In this repo, we provide a ros wrapper for lightweight yet powerful 3D object detection with TensorRT inference backend for real-time robotic applications.
- It is effective and efficient, achieving 5 ms runtime and 85% 3D Car mAP@R40.
- we chose IA-SSD as baseline since its high efficiency. Further, HAVSampler and GridBallQuery are adopted to gain 1000x faster than FPS and original BallQuery, respectively.
- we implement TensorRT plugins for NMS postprocessing and some common-to-use operators of point-based point cloud detector, e.g., sampling, grouping, gather.
- [2022/04/14]: This repository implements GridBallQuery with a computational complexity of
$\mathcal{O}(NK^3)$ , instead of$\mathcal{O}(NM)$ of BallQuery. - [2022/04/08]: Support INT8 quantization and Profiler.
we test on the platform:
- ubuntu18.0 with GPU 2080Ti
- python3.7
- pytorch1.12
- cuda11.0
- cudnn8.4
- tensorrt8.4.0
You should follow the official guidance to install the above dependencies at first, and then build this package.
export CUDNN_DIR=/path/to/cudnn/root
export TENSORRT_DIR=/path/to/tensorrt/root
mkdir -p build && cd build
cmake .. -DCMAKE_BUILD_TYPE=Release -DTRT_QUANTIZE=FP16 -DCMAKE_CUDA_COMPILER=/usr/local/cuda/bin/nvcc
make -j$(nproc)
or build as normal ros package.
We test exported model with TensorRT in KITTI val set and report the results AP_3D@R11/R40 as following:
Car | Pedestrian | Cyclist | Runtime | |
---|---|---|---|---|
FP32 | 83.8752 / 84.9749 | 53.9177 / 53.1046 | 67.2500 / 67.1609 | 10 ms |
FP16 | 80.2896 / 80.8535 | 53.0247 / 51.4732 | 67.8503 / 68.3627 | 8 ms |
INT8 | 77.7286 / 79.3178 | 52.2956 / 50.7517 | 68.3595 / 68.3880 | 9 ms |
Unexpectedly, the runtime in INT8 mode is higher than that in FP16. This may be due to the fact that we did not implement INT8 format for the custom layer and the point cloud model has less large block computation.
we also profile the model in different precisions, read this for details.

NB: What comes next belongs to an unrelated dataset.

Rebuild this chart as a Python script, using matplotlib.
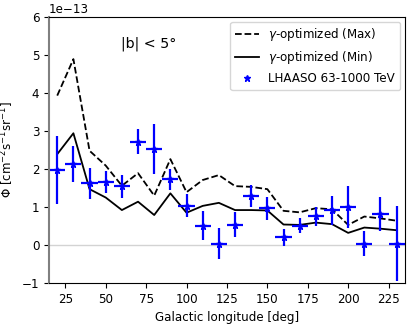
import numpy as np
import matplotlib
matplotlib.use("Agg")
import matplotlib.pyplot as plt

# Galactic longitude bins (deg)
lon = [20, 30, 40, 50, 60, 70, 80, 90, 100, 110, 120, 130, 140, 150,
       160, 170, 180, 190, 200, 210, 220, 230]

# gamma-optimized model fluxes, in units of 1e-13
flux_max = [3.93, 4.89, 2.48, 2.09, 1.56, 1.89, 1.30, 2.26, 1.39, 1.71, 1.84,
            1.55, 1.53, 1.47, 0.90, 0.86, 0.97, 0.94, 0.53, 0.75, 0.70, 0.64]
flux_min = [2.39, 2.94, 1.47, 1.25, 0.92, 1.14, 0.79, 1.36, 0.85, 1.03, 1.11,
            0.92, 0.92, 0.91, 0.54, 0.53, 0.59, 0.55, 0.32, 0.46, 0.43, 0.39]

# LHAASO 63-1000 TeV measurements, in units of 1e-13
lhaaso = [1.97, 2.13, 1.62, 1.66, 1.55, 2.72, 2.53, 1.73, 1.03, 0.51, 0.04,
          0.54, 1.29, 0.97, 0.20, 0.51, 0.76, 0.92, 0.99, 0.04, 0.82, 0.04]
lhaaso_err = [0.90, 0.47, 0.40, 0.30, 0.30, 0.33, 0.65, 0.28, 0.30, 0.38, 0.40,
              0.34, 0.30, 0.30, 0.22, 0.20, 0.25, 0.38, 0.55, 0.33, 0.45, 0.98]

scale = 1e-13
lon = np.array(lon)

plt.rcParams['font.size'] = 8.6

fig = plt.figure(figsize=(4.13, 3.25), dpi=100)
ax = fig.add_axes([0.119, 0.129, 0.861, 0.819])

ax.axhline(0, color='lightgray', lw=1, zorder=0)
ax.plot(lon, np.array(flux_max) * scale, 'k--', lw=1.3, label=r'$\gamma$-optimized (Max)')
ax.plot(lon, np.array(flux_min) * scale, 'k-', lw=1.3, label=r'$\gamma$-optimized (Min)')
ax.errorbar(lon, np.array(lhaaso) * scale, yerr=np.array(lhaaso_err) * scale, xerr=5,
            fmt='none', ecolor='blue', elinewidth=1.6, capsize=0)
ax.plot(lon, np.array(lhaaso) * scale, '*', color='blue', ms=5, lw=0,
        label='LHAASO 63-1000 TeV')

ax.set_xlim(15, 235)
ax.set_ylim(-1e-13, 6e-13)
ax.set_xticks([25, 50, 75, 100, 125, 150, 175, 200, 225])
ax.spines['left'].set_color('gray')
ax.spines['left'].set_linewidth(1.5)

ax.text(0.28, 0.9, r'|b| < 5°', transform=ax.transAxes, ha='center', va='center', fontsize=10.3)
ax.set_xlabel('Galactic longitude [deg]')
ax.set_ylabel(r'$\Phi$ [cm$^{-2}$s$^{-1}$sr$^{-1}$]')
ax.legend(loc='upper right', fontsize=8.6, borderaxespad=0.4)

plt.savefig('out.png', dpi=100)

Car | Pedestrian | Cyclist | Runtime | |
---|---|---|---|---|
FP32 | 6 ms | |||
FP16 | 5 ms | |||
INT8 |
It receives msgs from sensor_msgs::PointCloud2 /points
and publishes visualization_msgs::MarkerArray /objects
.
./devel/lib/point_detection/point_detector
we offer another utils script to publish point clouds from .bin
files.
python src/pcvt.py -s bin -d topic -t /points -p /home/nrsl/Downloads/velodyne_points/data
When build engine with INT8 mode, it throwscuda configuration error
during calibration. Therefore, only FP32 and FP16 mode can be used.
Feel free to contact us if the source codes of pytorch models are required.
- consider use cuda graph to reduce the latency introduced by launching too much kernel.
- use dynamic parallelism to avoid cpu-based loop in HAVSampling.